Born: St-Georges-Haute-Ville (Loire), France, February 27, 1824.
Priestly ordination: St-Paul of Wallamet, Oregon, September 19. 1847.
Took the habit: St-Joseph, Olympia, December 7, 1848.
Vows: St-Joseph, Olympia, December 8, 1849 (No.269).
Died: New Westminster, January 29, 1907.

François Jayol was born on February 27 at Saint-Georges-Haute-Ville, diocese of Lyon. His parents were Jean Jayol, farmer, and Marie Anne Brun. He studied in ecclesiastical establishments in Verrières and Alix. Then he entered the major seminary in Lyon where he was ordained sub-deacon in 1846 and he left for the missions in Oregon 1847. He completed his theological studies in Saint Paul, Wallamet and there he was ordained priest on September 19, 1847 by Bishop François Norbert Blanchet, Archbishop of Oregon City.

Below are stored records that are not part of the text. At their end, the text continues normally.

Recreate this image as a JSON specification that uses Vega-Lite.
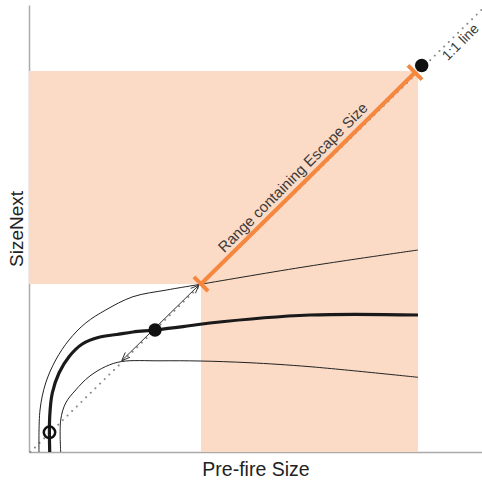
{
  "$schema": "https://vega.github.io/schema/vega-lite/v6.json",
  "autosize": {"type": "none"},
  "padding": {"left": 29, "top": 5, "right": 0, "bottom": 28},
  "width": 453,
  "height": 447,
  "config": {
    "view": {"stroke": null},
    "font": "Liberation Sans",
    "axis": {
      "domainColor": "#aaaaaa", "domainWidth": 1.5, "ticks": false, "labels": false, "grid": false,
      "titleFont": "Liberation Sans", "titleFontWeight": "normal", "titleColor": "#222222"
    }
  },
  "datasets": {
    "shade": [
      {"x": 0, "x2": 389, "y": 168, "y2": 381},
      {"x": 172, "x2": 389, "y": 0, "y2": 168}
    ],
    "oneToOne": [
      {"i": 0, "x": 1.3, "y": 0},
      {"i": 1, "x": 453, "y": 442.6}
    ],
    "curves": [
      {"curve": "upper", "i": 0, "x": 10, "y": 0},
      {"curve": "upper", "i": 1, "x": 11, "y": 42},
      {"curve": "upper", "i": 2, "x": 16.7, "y": 69},
      {"curve": "upper", "i": 3, "x": 26.7, "y": 92},
      {"curve": "upper", "i": 4, "x": 40, "y": 112},
      {"curve": "upper", "i": 5, "x": 56.7, "y": 129},
      {"curve": "upper", "i": 6, "x": 76.7, "y": 142},
      {"curve": "upper", "i": 7, "x": 104, "y": 155.3},
      {"curve": "upper", "i": 8, "x": 137.7, "y": 162},
      {"curve": "upper", "i": 9, "x": 170, "y": 167.5},
      {"curve": "upper", "i": 10, "x": 281, "y": 186},
      {"curve": "upper", "i": 11, "x": 389, "y": 202},
      {"curve": "middle", "i": 0, "x": 20.7, "y": 0},
      {"curve": "middle", "i": 1, "x": 20.7, "y": 35.3},
      {"curve": "middle", "i": 2, "x": 23.3, "y": 59},
      {"curve": "middle", "i": 3, "x": 30, "y": 79},
      {"curve": "middle", "i": 4, "x": 40, "y": 95.3},
      {"curve": "middle", "i": 5, "x": 53.3, "y": 108},
      {"curve": "middle", "i": 6, "x": 70, "y": 114.8},
      {"curve": "middle", "i": 7, "x": 87.7, "y": 117.5},
      {"curve": "middle", "i": 8, "x": 104, "y": 120},
      {"curve": "middle", "i": 9, "x": 126, "y": 122},
      {"curve": "middle", "i": 10, "x": 154, "y": 125.3},
      {"curve": "middle", "i": 11, "x": 181, "y": 129},
      {"curve": "middle", "i": 12, "x": 281, "y": 137},
      {"curve": "middle", "i": 13, "x": 389, "y": 137},
      {"curve": "lower", "i": 0, "x": 31.7, "y": 0},
      {"curve": "lower", "i": 1, "x": 31.7, "y": 32},
      {"curve": "lower", "i": 2, "x": 36.7, "y": 49},
      {"curve": "lower", "i": 3, "x": 46.7, "y": 62},
      {"curve": "lower", "i": 4, "x": 60, "y": 75.3},
      {"curve": "lower", "i": 5, "x": 76.7, "y": 85.5},
      {"curve": "lower", "i": 6, "x": 92.7, "y": 90.5},
      {"curve": "lower", "i": 7, "x": 131, "y": 91.2},
      {"curve": "lower", "i": 8, "x": 171, "y": 91},
      {"curve": "lower", "i": 9, "x": 220, "y": 89.3},
      {"curve": "lower", "i": 10, "x": 281, "y": 85.3},
      {"curve": "lower", "i": 11, "x": 389, "y": 74.7}
    ],
    "arrow": [
      {"seg": "shaft", "i": 0, "x": 92.7, "y": 91.3},
      {"seg": "shaft", "i": 1, "x": 170, "y": 167},
      {"seg": "headTop", "i": 0, "x": 161.7, "y": 163.6},
      {"seg": "headTop", "i": 1, "x": 170, "y": 167},
      {"seg": "headTop", "i": 2, "x": 166.4, "y": 158.75},
      {"seg": "headBot", "i": 0, "x": 101.0, "y": 94.7},
      {"seg": "headBot", "i": 1, "x": 92.7, "y": 91.3},
      {"seg": "headBot", "i": 2, "x": 96.3, "y": 99.55}
    ],
    "range": [
      {"seg": "main", "i": 0, "x": 172, "y": 168},
      {"seg": "main", "i": 1, "x": 386, "y": 379.5},
      {"seg": "t1", "i": 0, "x": 164.97, "y": 175.1},
      {"seg": "t1", "i": 1, "x": 179.03, "y": 160.9},
      {"seg": "t2", "i": 0, "x": 378.97, "y": 386.6},
      {"seg": "t2", "i": 1, "x": 393.03, "y": 372.4}
    ],
    "points": [
      {"kind": "filled", "x": 126, "y": 122},
      {"kind": "filled", "x": 392.7, "y": 386.5},
      {"kind": "open", "x": 20.5, "y": 19.7}
    ],
    "labels": [
      {"label": "Range containing Escape Size", "x": 264, "y": 274.5},
      {"label": "1:1 line", "x": 432, "y": 409.5}
    ]
  },
  "encoding": {
    "x": {"field": "x", "type": "quantitative", "scale": {"domain": [0, 453], "nice": false, "zero": false},
          "axis": {"title": "Pre-fire Size", "titleFontSize": 19.5, "titlePadding": 8}},
    "y": {"field": "y", "type": "quantitative", "scale": {"domain": [0, 447], "nice": false, "zero": false},
          "axis": {"title": "SizeNext", "titleFontSize": 19, "titlePadding": 3}}
  },
  "layer": [
    {
      "data": {"name": "shade"},
      "mark": {"type": "rect", "color": "#fbdac6", "opacity": 1},
      "encoding": {"x2": {"field": "x2"}, "y2": {"field": "y2"}}
    },
    {
      "data": {"name": "oneToOne"},
      "mark": {"type": "line", "color": "#888888", "strokeWidth": 2, "strokeDash": [0.01, 6.5], "strokeCap": "round"},
      "encoding": {"order": {"field": "i"}}
    },
    {
      "data": {"name": "curves"},
      "transform": [{"filter": "datum.curve !== 'middle'"}],
      "mark": {"type": "line", "color": "#222222", "strokeWidth": 1, "interpolate": "catmull-rom"},
      "encoding": {"detail": {"field": "curve"}, "order": {"field": "i"}}
    },
    {
      "data": {"name": "curves"},
      "transform": [{"filter": "datum.curve === 'middle'"}],
      "mark": {"type": "line", "color": "#1a1a1a", "strokeWidth": 3.2, "interpolate": "catmull-rom"},
      "encoding": {"detail": {"field": "curve"}, "order": {"field": "i"}}
    },
    {
      "data": {"name": "arrow"},
      "mark": {"type": "line", "color": "#333333", "strokeWidth": 1},
      "encoding": {"detail": {"field": "seg"}, "order": {"field": "i"}}
    },
    {
      "data": {"name": "range"},
      "mark": {"type": "line", "color": "#f5873f", "strokeWidth": 4, "strokeCap": "butt"},
      "encoding": {"detail": {"field": "seg"}, "order": {"field": "i"}}
    },
    {
      "data": {"name": "points"},
      "transform": [{"filter": "datum.kind === 'filled'"}],
      "mark": {"type": "point", "shape": "circle", "filled": true, "color": "#111111", "size": 180, "opacity": 1}
    },
    {
      "data": {"name": "points"},
      "transform": [{"filter": "datum.kind === 'open'"}],
      "mark": {"type": "point", "shape": "circle", "filled": false, "color": "#111111", "size": 130, "strokeWidth": 2.5, "opacity": 1}
    },
    {
      "data": {"name": "labels"},
      "transform": [{"filter": "datum.label !== '1:1 line'"}],
      "mark": {"type": "text", "angle": -45, "fontSize": 15, "color": "#3a3a3a", "align": "center", "baseline": "middle"},
      "encoding": {"text": {"field": "label"}}
    },
    {
      "data": {"name": "labels"},
      "transform": [{"filter": "datum.label === '1:1 line'"}],
      "mark": {"type": "text", "angle": -45, "fontSize": 14, "color": "#3a3a3a", "align": "center", "baseline": "middle"},
      "encoding": {"text": {"field": "label"}}
    },
    {
      "mark": {"type": "rule", "color": "#aaaaaa", "strokeWidth": 1.5},
      "encoding": {"y": {"datum": 447}, "x": {"datum": 0}, "x2": {"datum": 453}}
    }
  ]
}
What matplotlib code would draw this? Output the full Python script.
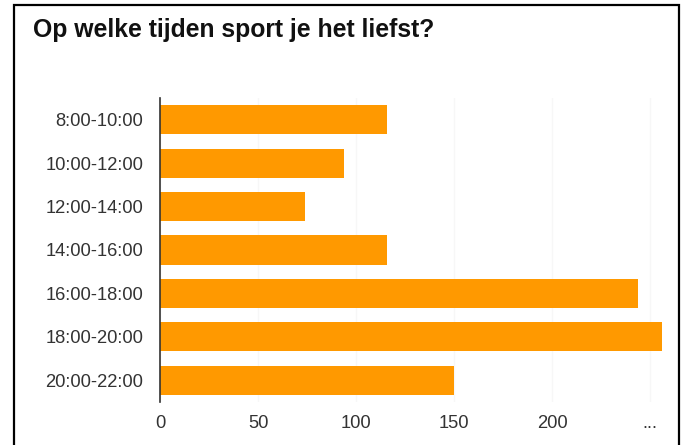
import matplotlib
matplotlib.use("Agg")
import matplotlib.pyplot as plt
from matplotlib.patches import Rectangle

# Survey results: preferred time slots for doing sport
categories = ["8:00-10:00", "10:00-12:00", "12:00-14:00", "14:00-16:00",
              "16:00-18:00", "18:00-20:00", "20:00-22:00"]
counts = [116, 94, 74, 116, 244, 256, 150]
tick_values = [0, 50, 100, 150, 200, 250]
tick_labels = ["0", "50", "100", "150", "200", "..."]
title = "Op welke tijden sport je het liefst?"

plt.rcParams["font.family"] = ["Liberation Sans", "DejaVu Sans"]

W, H = 683, 445
fig = plt.figure(figsize=(W / 100, H / 100), dpi=100)
fig.patch.set_facecolor("white")

ax = fig.add_axes([160 / W, 1 - 402 / H, (662 - 160) / W, (402 - 98) / H])
ypos = list(range(len(categories)))
ax.barh(ypos, counts, height=0.67, color="#FF9900", zorder=2)
ax.set_ylim(len(categories) - 0.5, -0.5)
ax.set_xlim(0, 256)
ax.set_yticks(ypos)
ax.set_yticklabels(categories)
ax.set_xticks(tick_values)
ax.set_xticklabels(tick_labels)
ax.tick_params(axis="both", length=0, labelsize=13.2, colors="#333333")
ax.tick_params(axis="y", pad=12)
ax.tick_params(axis="x", pad=9)
ax.xaxis.grid(True, color="#f7f7f7", linewidth=1, zorder=0)
for side in ("top", "right", "bottom"):
    ax.spines[side].set_visible(False)
ax.spines["left"].set_color("#333333")
ax.spines["left"].set_linewidth(1.2)
ax.spines["left"].set_zorder(3)

fig.text(33 / W, 1 - 30 / H, title, fontsize=17.8, fontweight="bold",
         color="#111111", ha="left", va="center")

# Frame around the whole chart
fig.patches.append(Rectangle((14 / W, -0.02), (679 - 14) / W, 1.02 - 5 / H,
                             transform=fig.transFigure, fill=False,
                             edgecolor="black", linewidth=1.6))

fig.savefig("out.png", dpi=100)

Sent to Saint Joseph Mission, in Olympia, with Fr. Pascal Ricard, o.m.i., he began his novitiate on December 7, 1848 and pronounced his perpetual vows on December 8, 1849.

He remained in Olympia, Washington (1849-1860) until that mission was abandoned. He then went to Esquimalt in Vancouver Island (1860-1861) where he worked among the Sanitch Amerindians. We next find him back on the continent, in New Westminster (1861-1962), in Tulalip, Washington (1862-1864) in Immaculate Conception, Okanagan (1864-1866), in Mission City (1866-1867), again in New Westminster in 1867. He then founded a mission in Williams Lake (1867) and at Saint-Michel (Fort Rupert) on the island of Vancouver (1868-1872). From there he returned to New Westminster (1872-1907).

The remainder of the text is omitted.